La última sesión pública en Tucumán se desarrolló el 17 de enero de 1817. Esa noche, en sesión secreta, se leyó un oficio del Director Supremo Pueyrredón que reiteraba –dice el acta- “la necesidad de la traslación del Congreso, para ocurrir a las prontas medidas que sucesivamente harán necesarias una concurrencia de dificilísimas circunstancias”. Hubo una última sesión secreta, el 4 de febrero, y de inmediato se inició la marcha a Buenos Aires. Allí, como se sabe, las sesiones preliminares empezaron el 19 de abril, y la solemne apertura se efectuó el 12 de mayo. Detrás, quedaban los 10 meses y 11 días de permanencia del Soberano Congreso en San Miguel de Tucumán. Ese tramo dejó, en los habitantes de la ciudad, un recuerdo que perduraría por muy largo tiempo.

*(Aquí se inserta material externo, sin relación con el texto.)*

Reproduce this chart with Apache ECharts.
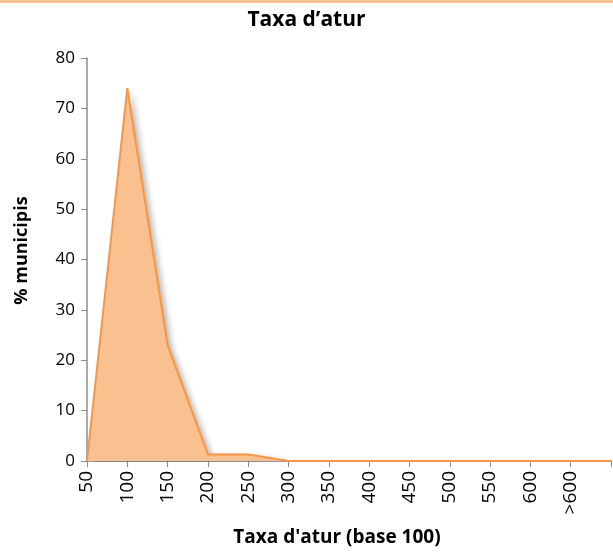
<!DOCTYPE html>
<html><head><meta charset="utf-8">
<script src="https://cdn.jsdelivr.net/npm/echarts@6/dist/echarts.min.js"></script>
<style>html,body{margin:0;padding:0;background:#fff}#c{width:613px;height:555px}</style>
</head><body><div id="c"></div>
<script>
var categories = ['50','100','150','200','250','300','350','400','450','500','550','600','>600',''];
var values = [0, 74, 23, 1.3, 1.3, 0, 0, 0, 0, 0, 0, 0, 0, 0];
var yTicks = {min: 0, max: 80, interval: 10};
var title = 'Taxa d\u2019atur';
var xName = "Taxa d'atur (base 100)";
var yName = '% municipis';

var chart = echarts.init(document.getElementById('c'));
var font = '"Open Sans", "Noto Sans", sans-serif';
chart.setOption({
  animation: false,
  textStyle: {fontFamily: font},
  title: {text: title, left: 'center', top: 5,
    textStyle: {fontFamily: font, fontSize: 21, fontWeight: 'bold', color: '#000'}},
  graphic: [{type: 'rect', shape: {x: 0, y: 0, width: 613, height: 3}, style: {fill: '#f9c08f'}}],
  grid: {left: 87, right: 2, top: 58, bottom: 94},
  xAxis: {
    type: 'category', data: categories, boundaryGap: false,
    name: xName, nameLocation: 'middle', nameGap: 67,
    nameTextStyle: {fontFamily: font, fontSize: 19, fontWeight: 'bold', color: '#000', padding: [0, 24, 0, 0]},
    axisLine: {lineStyle: {color: '#8c8c8c', width: 1.5}},
    axisTick: {show: true, length: 6, lineStyle: {color: '#8c8c8c'}, alignWithLabel: true},
    axisLabel: {rotate: 90, fontSize: 19, color: '#000', margin: 10, interval: 0}
  },
  yAxis: {
    type: 'value', min: yTicks.min, max: yTicks.max, interval: yTicks.interval,
    name: yName, nameLocation: 'middle', nameGap: 56, nameRotate: 90,
    nameTextStyle: {fontFamily: font, fontSize: 18, fontWeight: 'bold', color: '#000', padding: [0, 0, 0, 18]},
    axisLine: {show: true, lineStyle: {color: '#8c8c8c', width: 1.5}},
    axisTick: {show: true, length: 6, lineStyle: {color: '#8c8c8c'}},
    splitLine: {show: false},
    axisLabel: {fontSize: 17, color: '#000', margin: 12}
  },
  series: [{
    type: 'line', data: values, symbol: 'none',
    lineStyle: {color: '#f79646', width: 2},
    areaStyle: {color: '#fac090', opacity: 1, shadowColor: 'rgba(0,0,0,0.3)', shadowBlur: 6, shadowOffsetX: 4, shadowOffsetY: 2}
  }]
});
</script></body></html>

Un testimonio es adecuado para terminar estas líneas. Más de medio siglo más tarde, en 1871, Paul Groussac llegó a Tucumán para una residencia que se prolongaría por más de una década.

Grata memoria

Lleno de interés por el pasado de su nueva residencia, quiso conversar con “muchos ancianos que fueron testigos de los días grandes” y que, narra, “evocaban delante de mí, con senil abundancia, aquellos altos recuerdos de su adolescencia, los últimos que se esfuman en la memoria crepuscular”.

Y cuando Groussac los interrogaba, no eran proclives a mentar los tiempos turbulentos de las guerras civiles, de aquellas “estériles batallas” contra Quiroga o contra Oribe, aunque se trataba de acontecimientos que estaban mucho más próximos en el tiempo.

Preferían, dice el autor, “evocar las escenas de cívico entusiasmo y puro regocijo del año 16”, cuando la ciudad “hospedó al memorable Congreso que, con todos sus tropiezos y quimeras, tuvo la gloria única de sobreponerse a las aciagas circunstancias y funestos pronósticos, haciendo oír al mundo los primeros vagidos de la nacionalidad”.